The Full Faith and Credit Act, H.R. 807, was passed in a 221-207 vote that saw all but eight Republicans favor the bill, and every Democrat oppose it.
Just as they did in the last Congress, Republicans have said they want to lock in new spending cuts as a condition for raising the debt ceiling, while Democrats want a clean debt-ceiling hike.
The bill is not expected to move at all in the Senate, and President Obama has said he would veto the legislation.
"This legislation credibly and permanently removes the threat of default on a U.S. debt payment and ensures that Social Security benefit payments are paid in full and on time," Ways and Means Committee Chairman Dave Camp (R-Mich.) said, defending the GOP measure.
"The bill is really quite simple: it requires the Treasury Department to issue debt not subject to the statutory limit to make principal and interest payments."
Democrats were hotly opposed, and said that even by considering it, Republicans were sending a dangerous signal to the markets that there might not be an agreement to raise the debt ceiling later this year.
Minority Whip Steny Hoyer (D-Md.) accused Republicans of "play[ing] around with the national debt," and Rep. Earl Blumenauer (D-Ore.) said it could make foreign lenders nervous.
"Simply by putting this legislation on the floor, it does real damage in terms of putting questions in the minds of people around the world who, to this point, have been giving billions of dollars to the United States government to be able to pay for past spending at record low rates," Blumenauer said.
But Republicans downplayed these arguments.

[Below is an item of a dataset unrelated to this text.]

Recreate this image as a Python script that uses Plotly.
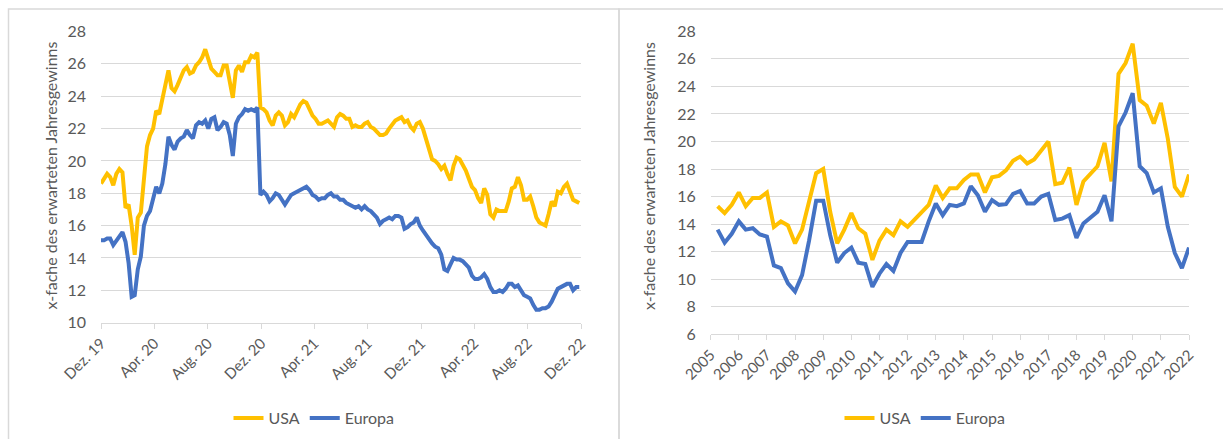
import pandas as pd
import plotly.graph_objects as go

# ---------------- data: left chart (weekly, Dec 2019 - Dec 2022) ----------------
usa_weekly = [
    18.6, 18.9, 19.2, 19.0, 18.5, 19.2, 19.5, 19.3, 17.1, 17.3,
    16.0, 14.2, 16.5, 16.8, 18.8, 20.9, 21.6, 22.0, 23.1, 22.9,
    23.8, 24.6, 25.6, 24.5, 24.3, 24.7, 25.2, 25.6, 25.8, 25.4,
    25.5, 25.9, 26.1, 26.4, 26.9, 26.2, 25.7, 25.5, 25.3, 25.3,
    25.9, 25.9, 25.0, 23.9, 25.6, 25.9, 25.5, 26.1, 26.1, 26.5,
    26.4, 26.7, 23.3, 23.2, 23.0, 22.5, 22.2, 22.8, 23.0, 22.8,
    22.2, 22.4, 22.9, 22.7, 23.1, 23.5, 23.7, 23.6, 23.2, 22.8,
    22.6, 22.3, 22.3, 22.4, 22.5, 22.3, 22.1, 22.7, 22.9, 22.8,
    22.6, 22.6, 22.1, 22.2, 22.1, 22.1, 22.3, 22.4, 22.1, 22.0,
    21.8, 21.6, 21.6, 21.7, 22.0, 22.3, 22.5, 22.6, 22.7, 22.4,
    22.5, 22.1, 21.9, 22.3, 22.4, 22.0, 21.3, 20.8, 20.1, 20.0,
    19.8, 19.5, 19.7, 19.2, 18.8, 19.7, 20.2, 20.1, 19.8, 19.4,
    18.9, 18.4, 18.2, 17.7, 17.4, 18.3, 17.9, 16.7, 16.5, 17.0,
    16.9, 16.9, 16.9, 17.5, 18.3, 18.4, 19.0, 18.5, 17.6, 17.6,
    17.8, 17.2, 16.5, 16.2, 16.1, 16.0, 16.7, 17.5, 17.2, 18.1,
    18.0, 18.4, 18.6, 18.0, 17.6, 17.5, 17.4,
]
europa_weekly = [
    15.1, 15.1, 15.2, 15.2, 14.8, 15.1, 15.4, 15.6, 15.0, 13.7,
    11.6, 11.7, 13.3, 14.1, 16.0, 16.6, 16.9, 17.6, 18.4, 18.0,
    18.6, 19.8, 21.5, 21.0, 20.7, 21.2, 21.4, 21.5, 21.9, 21.6,
    21.4, 22.2, 22.4, 22.3, 22.5, 22.0, 22.6, 22.7, 21.9, 22.1,
    22.4, 22.3, 21.6, 20.3, 22.3, 22.7, 22.9, 23.2, 23.1, 23.2,
    23.1, 23.3, 17.9, 18.1, 17.9, 17.5, 17.7, 18.0, 17.9, 17.6,
    17.3, 17.6, 17.9, 18.0, 18.1, 18.2, 18.3, 18.4, 18.2, 17.9,
    17.8, 17.6, 17.7, 17.7, 17.9, 18.0, 17.8, 17.8, 17.6, 17.6,
    17.4, 17.3, 17.2, 17.1, 17.2, 17.0, 17.2, 17.0, 16.9, 16.7,
    16.5, 16.1, 16.3, 16.4, 16.5, 16.4, 16.6, 16.6, 16.5, 15.8,
    15.9, 16.1, 16.2, 16.5, 16.0, 15.7, 15.4, 15.2, 14.9, 14.7,
    14.6, 14.2, 13.3, 13.2, 13.6, 14.0, 13.9, 13.9, 13.8, 13.6,
    13.4, 12.9, 12.7, 12.7, 12.8, 13.0, 12.7, 12.2, 11.9, 11.9,
    12.0, 11.9, 12.1, 12.4, 12.4, 12.2, 12.3, 12.0, 11.7, 11.6,
    11.5, 11.1, 10.8, 10.8, 10.9, 10.9, 11.0, 11.3, 11.7, 12.1,
    12.2, 12.3, 12.4, 12.4, 12.0, 12.2, 12.2,
]
weekly_start = "2019-12-01"
left_tick_dates = ["2019-12-01", "2020-04-01", "2020-08-01", "2020-12-01", "2021-04-01",
                   "2021-08-01", "2021-12-01", "2022-04-01", "2022-08-01", "2022-12-01"]
left_tick_labels = ["Dez. 19", "Apr. 20", "Aug. 20", "Dez. 20", "Apr. 21",
                    "Aug. 21", "Dez. 21", "Apr. 22", "Aug. 22", "Dez. 22"]

# ---------------- data: right chart (quarterly, 2005 - 2022) ----------------
usa_quarterly = [
    15.3, 14.8, 15.4, 16.3, 15.3, 15.9, 15.9, 16.3, 13.8, 14.2,
    13.9, 12.6, 13.6, 15.6, 17.7, 18.0, 14.9, 12.6, 13.6, 14.8,
    13.7, 13.3, 11.4, 12.8, 13.6, 13.2, 14.2, 13.8, 14.3, 14.8,
    15.4, 16.8, 15.9, 16.6, 16.6, 17.2, 17.6, 17.6, 16.3, 17.4,
    17.5, 17.9, 18.6, 18.9, 18.4, 18.7, 19.4, 20.0, 16.9, 17.0,
    18.1, 15.4, 17.1, 17.7, 18.2, 19.9, 17.1, 24.9, 25.7, 27.1,
    23.0, 22.6, 21.3, 22.8, 20.2, 16.7, 16.0, 17.6,
]
europa_quarterly = [
    13.6, 12.65, 13.3, 14.2, 13.6, 13.7, 13.25, 13.1, 11.0, 10.8,
    9.7, 9.1, 10.3, 12.8, 15.7, 15.7, 13.2, 11.2, 11.9, 12.3,
    11.2, 11.1, 9.45, 10.4, 11.1, 10.6, 11.9, 12.7, 12.7, 12.7,
    14.2, 15.5, 14.65, 15.4, 15.3, 15.5, 16.75, 16.1, 14.9, 15.75,
    15.4, 15.45, 16.2, 16.4, 15.5, 15.5, 16.0, 16.2, 14.3, 14.4,
    14.65, 13.0, 14.05, 14.5, 14.9, 16.1, 14.2, 21.1, 22.1, 23.5,
    18.2, 17.7, 16.3, 16.6, 13.8, 11.9, 10.8, 12.3,
]
quarter_start = "2005-04-01"
right_years = list(range(2005, 2023))

# ---------------- styling ----------------
USA_COLOR = "#FFC000"
EU_COLOR = "#4472C4"
GRID = "#D9D9D9"
TXT = "#595959"
FONT = "Lato"
W, H = 1223, 439
LW = 4

weekly_dates = pd.date_range(weekly_start, periods=len(usa_weekly), freq="7D")
quarter_dates = pd.date_range(quarter_start, periods=len(usa_quarterly), freq="QS")
right_tick_dates = [pd.Timestamp(f"{y}-01-01") for y in right_years]
right_tick_labels = [str(y) for y in right_years]

fig = go.Figure()
fig.add_trace(go.Scatter(x=weekly_dates, y=usa_weekly, name="USA", mode="lines",
                         line=dict(color=USA_COLOR, width=LW), xaxis="x", yaxis="y",
                         legend="legend"))
fig.add_trace(go.Scatter(x=weekly_dates, y=europa_weekly, name="Europa", mode="lines",
                         line=dict(color=EU_COLOR, width=LW), xaxis="x", yaxis="y",
                         legend="legend"))
fig.add_trace(go.Scatter(x=quarter_dates, y=usa_quarterly, name="USA", mode="lines",
                         line=dict(color=USA_COLOR, width=LW), xaxis="x2", yaxis="y2",
                         legend="legend2"))
fig.add_trace(go.Scatter(x=quarter_dates, y=europa_quarterly, name="Europa", mode="lines",
                         line=dict(color=EU_COLOR, width=LW), xaxis="x2", yaxis="y2",
                         legend="legend2"))

def px_x(p):
    return p / W

def px_y(p):
    return 1 - p / H

xcommon = dict(type="date", showgrid=False, showline=True, linecolor=GRID, linewidth=1,
               ticks="outside", ticklen=5, tickcolor=GRID, tickwidth=1, tickangle=-45,
               tickfont=dict(family=FONT, size=15, color=TXT), zeroline=False,
               automargin=False)
ycommon = dict(showgrid=True, gridcolor=GRID, gridwidth=1, zeroline=False, showline=False,
               ticks="", ticklabelstandoff=14, dtick=2, automargin=False,
               tickfont=dict(family=FONT, size=16, color=TXT))

fig.update_layout(
    width=W, height=H,
    autosize=False,
    margin=dict(l=0, r=0, t=0, b=0, pad=0),
    paper_bgcolor="white", plot_bgcolor="white",
    font=dict(family=FONT, color=TXT),
    xaxis=dict(domain=[px_x(101), px_x(581)], anchor="y",
               range=[left_tick_dates[0], left_tick_dates[-1]],
               tickvals=left_tick_dates, ticktext=left_tick_labels, **xcommon),
    yaxis=dict(domain=[px_y(322.7), px_y(31.5)], anchor="x", range=[10, 28], **ycommon),
    xaxis2=dict(domain=[px_x(710.7), px_x(1189)], anchor="y2",
                range=[right_tick_dates[0], right_tick_dates[-1]],
                tickvals=right_tick_dates, ticktext=right_tick_labels, **xcommon),
    yaxis2=dict(domain=[px_y(334.3), px_y(31.3)], anchor="x2", range=[6, 28], **ycommon),
    legend=dict(orientation="h", x=px_x(314), xanchor="center", y=px_y(418), yanchor="middle",
                font=dict(family=FONT, size=16, color=TXT), bgcolor="rgba(0,0,0,0)"),
    legend2=dict(orientation="h", x=px_x(925), xanchor="center", y=px_y(418), yanchor="middle",
                 font=dict(family=FONT, size=16, color=TXT), bgcolor="rgba(0,0,0,0)"),
    showlegend=True,
)

# y-axis titles
for cx in (38, 648):
    fig.add_annotation(text="x-fache des erwarteten Jahresgewinns", textangle=-90,
                       x=px_x(cx), y=px_y(176), xref="paper", yref="paper",
                       showarrow=False, font=dict(family=FONT, size=16, color=TXT))

# panel borders
fig.add_shape(type="rect", xref="paper", yref="paper",
              x0=px_x(8.5), x1=px_x(619), y0=px_y(445), y1=px_y(9),
              line=dict(color=GRID, width=1.5))
fig.add_shape(type="rect", xref="paper", yref="paper",
              x0=px_x(619), x1=px_x(1230), y0=px_y(445), y1=px_y(9),
              line=dict(color=GRID, width=1.5))

fig.write_html("out.html")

Rep. Tom McClintock (R-Calif.), the sponsor of the bill, said in Wednesday debate that Republicans are not looking to cause a debt-ceiling crisis, but instead want to guarantee some additional borrowing authority if the nation hits its limit.
"The president and his followers argue that this is somehow an excuse for not paying our other obligations," he said. "What absolute nonsense. I challenge them to name one member of Congress who has ever suggested that this measure is an acceptable alternative to not paying our other bills."

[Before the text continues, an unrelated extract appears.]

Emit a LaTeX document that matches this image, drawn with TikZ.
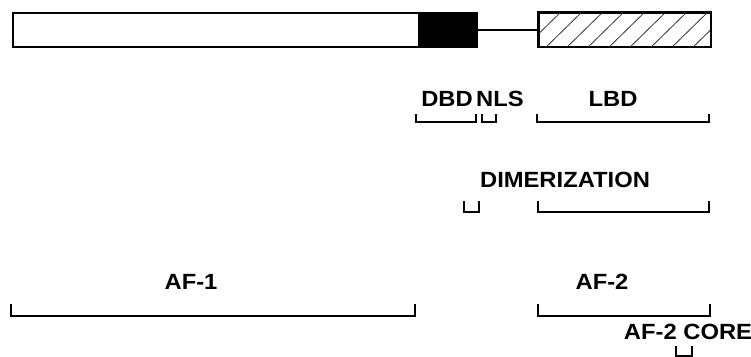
\documentclass[tikz,border=0pt]{standalone}
\usepackage{fontspec}
\setmainfont{Liberation Sans}[FakeStretch=1.08]
\tikzset{
  lbl/.style={font=\bfseries\fontsize{22}{24}\selectfont, inner sep=0pt, anchor=base},
  brk/.style={line width=1.8pt, line cap=butt},
  boxline/.style={line width=1.6pt}
}
\begin{document}
\begin{tikzpicture}[x=1pt,y=-1pt]
\useasboundingbox (0,0) rectangle (751,356);
% protein bar
\node[boxline, draw, fill=white, minimum width=406pt, minimum height=34pt, inner sep=0pt, anchor=north west] (nterm) at (12,12) {};
\node[boxline, draw, fill=black, minimum width=58pt, minimum height=34pt, inner sep=0pt, anchor=north west] (dbdbox) at (418,12) {};
\node[boxline, draw, minimum width=172pt, minimum height=34pt, inner sep=0pt, anchor=north west] (lbdbox) at (538,12) {};
\begin{scope}
  \clip (538,12) rectangle (710,46);
  \foreach \i in {0,...,9} {
    \draw[line width=0.8pt, black!80] (520+\i*21,52) -- (565+\i*21,8);
  }
\end{scope}
\draw[boxline] (lbdbox.north west) rectangle (lbdbox.south east);
\draw[boxline] (dbdbox.east) -- (lbdbox.west);
% labels
\node[lbl] (tdbd) at (447,106) {DBD};
\node[lbl] (tnls) at (500,106) {NLS};
\node[lbl] (tlbd) at (613,106) {LBD};
\node[lbl] (tdim) at (565,187) {DIMERIZATION};
\node[lbl] (taf1) at (191,289) {AF-1};
\node[lbl] (taf2) at (602,289) {AF-2};
\node[lbl] (tcore) at (688,339) {AF-2 CORE};
% brackets
\draw[brk] (416,114) -- (416,122) -- (476,122) -- (476,114);
\draw[brk] (482,114) -- (482,122) -- (496,122) -- (496,114);
\draw[brk] (537,114) -- (537,122) -- (709,122) -- (709,114);
\draw[brk] (464,201) -- (464,212) -- (479,212) -- (479,201);
\draw[brk] (538,201) -- (538,212) -- (709,212) -- (709,201);
\draw[brk] (11,304) -- (11,316) -- (415,316) -- (415,304);
\draw[brk] (538,304) -- (538,316) -- (710,316) -- (710,304);
\draw[brk] (676,346) -- (676,356) -- (692,356) -- (692,346);
\end{tikzpicture}
\end{document}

McClintock also pointed out that many states have similar provisions allowing emergency borrowing to keep current on their debt, and that Federal Reserve Board Chairman Ben Bernanke has supported a similar federal mechanism.
"Last year, in testimony to the Senate, Ben Bernanke praised the state provisions for maintaining confidence in their bonds," he said. "He told our House Budget Committee that a similar measure at the federal level would help to protect us against a sovereign default, which he called a very high priority."

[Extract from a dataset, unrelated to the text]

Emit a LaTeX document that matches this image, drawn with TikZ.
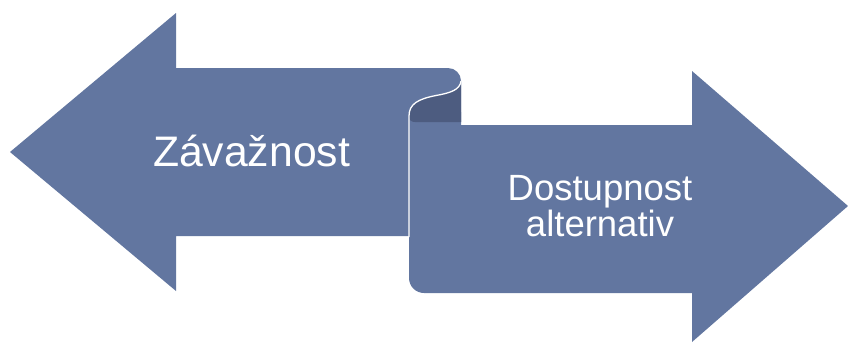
\documentclass[tikz,border=0pt]{standalone}
\usepackage{fontspec}
\setmainfont{Liberation Sans}
\definecolor{arrowblue}{HTML}{6276A0}
\definecolor{curldark}{HTML}{4D5C80}
\begin{document}
\begin{tikzpicture}[x=1pt,y=-1pt,
  shapefill/.style={fill=arrowblue,draw=none},
  curlfill/.style={fill=curldark,draw=none},
  edgeline/.style={draw=white,line width=1.3pt},
  lbl/.style={text=white,inner sep=0pt,anchor=base,align=center}]
\useasboundingbox (0,0) rectangle (848,343);
% left arrow
\path[shapefill] (10,152) -- (176,13) -- (176,68) -- (448,68)
  arc[start angle=-90,end angle=0,radius=13] -- (461,122) -- (409,122)
  -- (409,236) -- (176,236) -- (176,291) -- cycle;
% right arrow (front sheet)
\path[shapefill] (409,112) -- (409,278)
  arc[start angle=180,end angle=90,radius=15] -- (692,293) -- (692,342)
  -- (848,206) -- (692,71) -- (692,125) -- (461,125) -- (461,112) -- cycle;
% inner side of the curl
\path[curlfill] (461,81) .. controls (460,90) and (450,93) .. (436,95.5)
  .. controls (418,99) and (409,104) .. (409,116)
  .. controls (409,120) and (411,122) .. (415,122) -- (461,122) -- cycle;
% white edge of the scroll
\path[edgeline] (461,81) .. controls (460,90) and (450,93) .. (436,95.5)
  .. controls (418,99) and (409,104) .. (409,116) -- (409,237);
\node[lbl,font=\fontsize{42.7}{45}\selectfont] (zav) at (251.5,166) {Závažnost};
\node[lbl,font=\fontsize{36.5}{34}\selectfont] (dost) at (600,236) {Dostupnost\\alternativ};
\end{tikzpicture}
\end{document}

Democrats also opposed the bill by arguing that it would allow ongoing payments to foreign bondholders, but would not allow more borrowing to fund federal programs. Ways and Means ranking member Sandy Levin (D-Mich.) was one of many who mockingly dubbed the bill the Pay China First Act.
"So essentially what this bill says is, OK, let's pay China and the other foreign bondholders first, not American troops, not disabled veterans, not physician providers who treat Medicare payments, not small businesses holding contract obligations from the United States," said Levin.
Republicans rejected this by saying Democrats were overstating the extent to which the bill would pay foreign bondholders over Americans. Camp said most of the debt is held by Americans themselves.
"American families and businesses hold the overwhelming majority of U.S. debt," Camp said. "So by ensuring that Treasury has the ability to honor our debt obligations, we are in fact ensuring Americans will be paid."
The two parties couldn't agree on how much debt China holds. Democrats said China holds as much as 22 percent of the national debt, but Republicans said the number was closer to 8 percent, and that Democrats weren't counting debt held by the Social Security trust fund in their calculation.
Just before final passage, the House approved an amendment from Camp that would ensure the government cannot borrow above the debt ceiling to pay the salaries of members of Congress. This proposal easily passed in a 340-84 vote in which 111 Democrats supported it, and 84 opposed it.
— This story was updated at 3:11 p.m.